Analysis of the Buying Process
Recently the family laptop running Microsoft Windows Vista had a final hard disk crash that left it inoperable. Our family's problem is that the laptop is used for checking e-mails across school and personal accounts, in addition to tracking expenses and also hosting Skype sessions around the country. The problem recognition phase of the buying process is predicated on evaluating substitutes and selecting a specific alternative, often a product that represents a solution (Shiffman, Kanuk, 2010). Our recognized problem was the lack of computing system power in our home and the fact that smartphones we're cutting as a substitute. The design of new products predicated the substitutes and options customers have at the beginning of the buying process contribute to greater adoption and trust in the new set of benefits the proposed products promise to deliver (Leinsdorff, 1995).

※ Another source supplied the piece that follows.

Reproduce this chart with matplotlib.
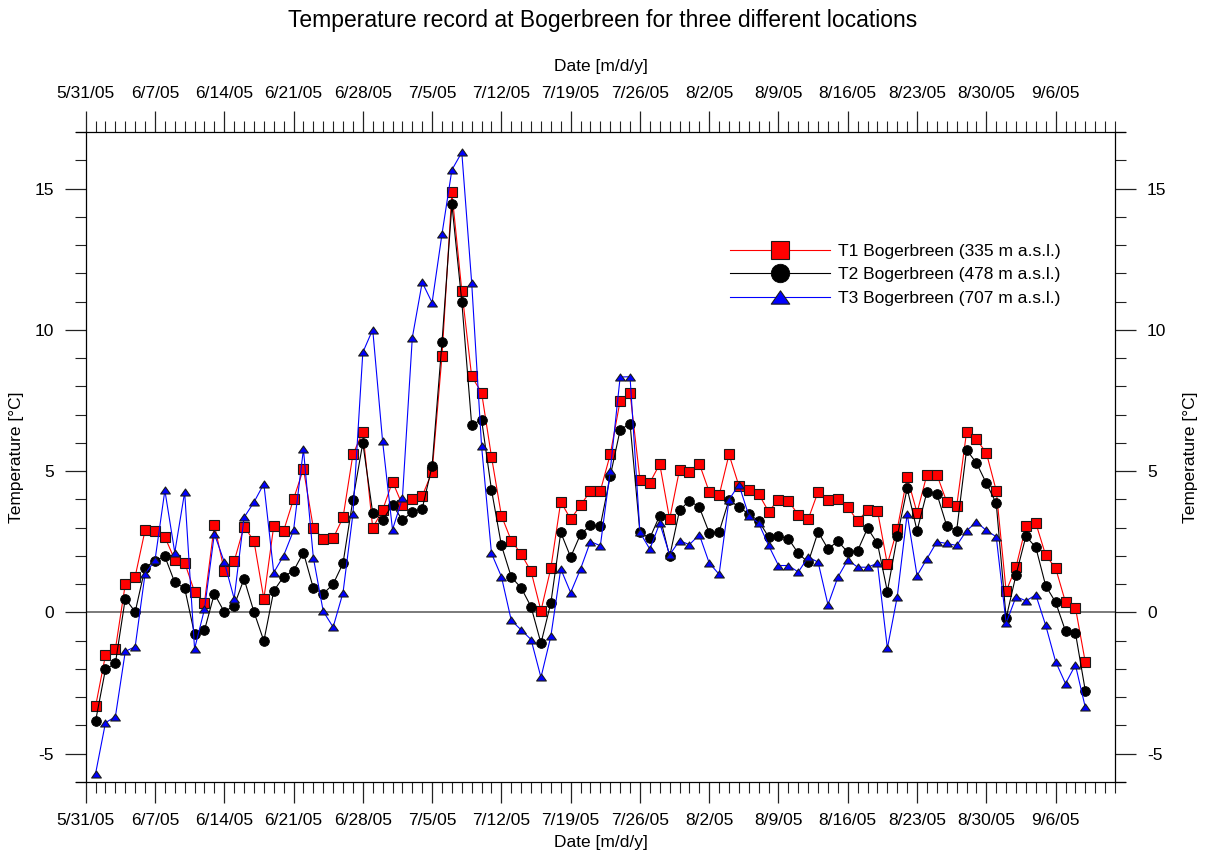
import numpy as np
import pandas as pd
import matplotlib
matplotlib.use('Agg')
import matplotlib.pyplot as plt
import matplotlib.dates as mdates
from matplotlib.ticker import FixedLocator, FuncFormatter, MultipleLocator
from matplotlib.path import Path

plt.rcParams['font.family'] = ['Liberation Sans', 'DejaVu Sans']
plt.rcParams['axes.unicode_minus'] = False

# ---------------- data ----------------
dates = pd.date_range('2005-06-01', '2005-09-09', freq='D')

t1 = [-3.32, -1.51, -1.30, 1.00, 1.27, 2.91, 2.88, 2.67, 1.86, 1.76,
      0.73, 0.35, 3.10, 1.48, 1.81, 3.04, 2.53, 0.48, 3.06, 2.89,
      4.01, 5.08, 2.99, 2.61, 2.62, 3.36, 5.59, 6.39, 2.99, 3.62,
      4.63, 3.80, 4.03, 4.12, 4.97, 9.08, 14.86, 11.39, 8.35, 7.78,
      5.51, 3.43, 2.54, 2.07, 1.45, 0.06, 1.57, 3.92, 3.30, 3.79,
      4.30, 4.30, 5.59, 7.49, 7.77, 4.70, 4.59, 5.25, 3.30, 5.05,
      4.97, 5.26, 4.27, 4.14, 5.59, 4.48, 4.34, 4.19, 3.57, 3.99,
      3.95, 3.45, 3.30, 4.27, 3.99, 4.02, 3.73, 3.23, 3.63, 3.60,
      1.71, 2.95, 4.79, 3.53, 4.88, 4.88, 3.91, 3.75, 6.38, 6.12,
      5.65, 4.31, 0.75, 1.61, 3.05, 3.16, 2.02, 1.57, 0.36, 0.17, -1.76]

t2 = [-3.84, -2.01, -1.80, 0.49, 0.02, 1.58, 1.83, 1.98, 1.06, 0.86,
      -0.77, -0.63, 0.66, 0.02, 0.24, 1.19, 0.02, -1.01, 0.76, 1.27,
      1.47, 2.12, 0.86, 0.66, 1.00, 1.74, 3.99, 6.00, 3.52, 3.26,
      3.81, 3.27, 3.56, 3.67, 5.18, 9.56, 14.44, 11.00, 6.63, 6.82,
      4.34, 2.38, 1.25, 0.87, 0.20, -1.09, 0.34, 2.83, 1.96, 2.77,
      3.08, 3.07, 4.82, 6.46, 6.68, 2.83, 2.63, 3.43, 1.98, 3.61,
      3.96, 3.72, 2.82, 2.85, 3.99, 3.73, 3.48, 3.24, 2.67, 2.70,
      2.61, 2.09, 1.77, 2.85, 2.25, 2.52, 2.13, 2.19, 2.98, 2.44,
      0.74, 2.69, 4.39, 2.89, 4.27, 4.20, 3.06, 2.89, 5.75, 5.29,
      4.57, 3.86, -0.20, 1.33, 2.70, 2.30, 0.94, 0.36, -0.66, -0.72, -2.77]

t3 = [-5.70, -3.90, -3.69, -1.38, -1.21, 1.37, 1.84, 4.32, 2.12, 4.26,
      -1.29, 0.11, 2.78, 1.79, 0.49, 3.36, 3.90, 4.55, 1.41, 2.01,
      2.90, 5.77, 1.94, 0.04, -0.52, 0.70, 3.48, 9.20, 10.01, 6.05,
      2.93, 4.04, 9.72, 11.68, 10.96, 13.39, 15.66, 16.28, 11.66, 5.88,
      2.09, 1.27, -0.28, -0.62, -0.96, -2.30, -0.84, 1.54, 0.70, 1.54,
      2.51, 2.36, 5.02, 8.33, 8.34, 2.83, 2.24, 3.16, 2.04, 2.54,
      2.40, 2.75, 1.75, 1.35, 3.99, 4.52, 3.43, 3.16, 2.37, 1.66,
      1.66, 1.43, 1.96, 1.78, 0.27, 1.25, 1.86, 1.60, 1.60, 1.74,
      -1.27, 0.56, 3.49, 1.30, 1.90, 2.50, 2.44, 2.37, 2.89, 3.20,
      2.90, 2.68, -0.38, 0.56, 0.41, 0.62, -0.46, -1.74, -2.52, -1.86, -3.36]

series_labels = ['T1 Bogerbreen (335 m a.s.l.)',
                 'T2 Bogerbreen (478 m a.s.l.)',
                 'T3 Bogerbreen (707 m a.s.l.)']
title = 'Temperature record at Bogerbreen for three different locations'
xlabel = 'Date [m/d/y]'
ylabel = 'Temperature [°C]'

major_dates = pd.date_range('2005-05-31', '2005-09-06', freq='7D')
minor_dates = pd.date_range('2005-05-31', '2005-09-12', freq='D')
axis_start = pd.Timestamp('2005-05-30')
axis_end = pd.Timestamp('2005-09-13')

# ---------------- figure ----------------
W, H = 1206, 852
fig = plt.figure(figsize=(W / 100, H / 100), dpi=100)
x_l, x_r = 75.8, 1124.9
y_t, y_b = 132, 782
ax = fig.add_axes([x_l / W, 1 - y_b / H, (x_r - x_l) / W, (y_b - y_t) / H])

xmin = mdates.date2num(axis_start)
xmax = mdates.date2num(axis_end)
span = xmax - xmin
ax.set_xlim(xmin, xmax)
ax.set_ylim(-6, 17)

left_pos = (mdates.date2num(minor_dates[0]) - xmin) / span
right_pos = (mdates.date2num(minor_dates[-1]) - xmin) / span
ax.spines['left'].set_position(('axes', left_pos))
ax.spines['right'].set_position(('axes', right_pos))
for s in ax.spines.values():
    s.set_linewidth(0.9)
    s.set_color('black')

# zero line between the y spines
ax.hlines(0, mdates.date2num(minor_dates[0]), mdates.date2num(minor_dates[-1]),
          color='#7a7a7a', lw=1.4, zorder=1)

tri = Path([(0, 0.72), (-1, -0.72), (1, -0.72), (0, 0.72)], closed=True)

ax.plot(dates, t1, color='#ff0000', lw=0.8, marker='s', ms=6.8,
        mfc='#ff0000', mec='#1a1a1a', mew=0.8, label=series_labels[0], zorder=3)
ax.plot(dates, t2, color='black', lw=0.8, marker='o', ms=7.0,
        mfc='black', mec='black', mew=0.6, label=series_labels[1], zorder=4)
ax.plot(dates, t3, color='#0000ff', lw=0.8, marker=tri, ms=7.0,
        mfc='#0000ff', mec='#1a1a1a', mew=0.8, label=series_labels[2], zorder=5)

# ticks
ax.xaxis.set_major_locator(FixedLocator(mdates.date2num(major_dates)))
ax.xaxis.set_minor_locator(FixedLocator(mdates.date2num(minor_dates)))


def fmt(v, pos):
    d = mdates.num2date(v)
    return f"{d.month}/{d.day}/{d:%y}"


ax.xaxis.set_major_formatter(FuncFormatter(fmt))
ax.yaxis.set_major_locator(MultipleLocator(5))
ax.yaxis.set_minor_locator(MultipleLocator(1))

ax.tick_params(axis='x', which='both', direction='out', top=True, bottom=True,
               labeltop=True, labelbottom=True, color='#222222')
ax.tick_params(axis='x', which='major', length=15, width=0.9, labelsize=12.5, pad=7)
ax.tick_params(axis='x', which='minor', length=8, width=0.8)
ax.tick_params(axis='y', which='both', direction='out', left=True, right=True,
               labelleft=True, labelright=True, color='#222222')
ax.tick_params(axis='y', which='major', length=15, width=0.9, labelsize=12.5, pad=8)
ax.tick_params(axis='y', which='minor', length=7.7, width=0.8)

# texts
fig.text(0.5, 1 - 20 / H, title, ha='center', va='center', fontsize=16.5)
fig.text((85.7 + 1115.5) / 2 / W, 1 - 66 / H, xlabel, ha='center', va='center', fontsize=12.5)
fig.text((85.7 + 1115.5) / 2 / W, 1 - 843 / H, xlabel, ha='center', va='center', fontsize=12.5)
fig.text(17 / W, 1 - 457 / H, ylabel, ha='center', va='center', rotation=90, fontsize=12.5)
fig.text(1190 / W, 1 - 457 / H, ylabel, ha='center', va='center', rotation=90, fontsize=12.5)

ax.legend(loc='upper left', bbox_to_anchor=(730 / W, 1 - 243.5 / H),
          bbox_transform=fig.transFigure, frameon=False, fontsize=12.5,
          handlelength=5.75, handletextpad=0.46, labelspacing=0.5,
          borderpad=0, borderaxespad=0, markerscale=1.9, numpoints=1)

fig.savefig('out.png', dpi=100)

This was certainly the case with the latest laptops released running the Windows 8 operating system.
Our next phase of the buying process was information search. The focus of this specific phase of the buying cycle settled on the defining of specific search criterion for evaluating various laptops, in addition to defining the optimal configuration for the laptop our family could best use. Several review cycles of external information were completed to refine the list of attributes to specifically what would best meet our family's needs. The accuracy and validity of information sources and their trustworthiness is what keeps the sales cycle moving forward, from the fundamental to the most complex products and services (Jarvi, Munnukka, 2009). The more the information captured the greater the level of trust, and the faster the purchasing cycle moves. Trust then becomes an accelerator of sales and the willingness to try a new product or service (Leinsdorff, 1995).
The next phase of the purchasing process, which is evaluation of alternatives, happened very quickly as the companies who produce Microsoft Windows 8-compatible laptops have overloaded their sites with information. The evaluation of alternatives was accomplished by creating a relative simple matrix of the top purchasing criteria for our family along the left column, and a ranking by number of each feature by system in each column of the table. Each column in the matrix represented a specific laptop, Our family went through and debates the merits of each one relative to the ranking criteria and eventually had a winning system we all agreed would be best.
The purchase decision was made by consensus, actually our family took a vote. As the Dell laptop had the score the decision was relatively simple to complete. The decision making dynamics behind the purchasing decision of a product can be complex and difficult to master, yet creating metrics to guide this process can reduce conflict and risk (Leinsdorff, 1995). The actual purchase was made by our family over a weekend.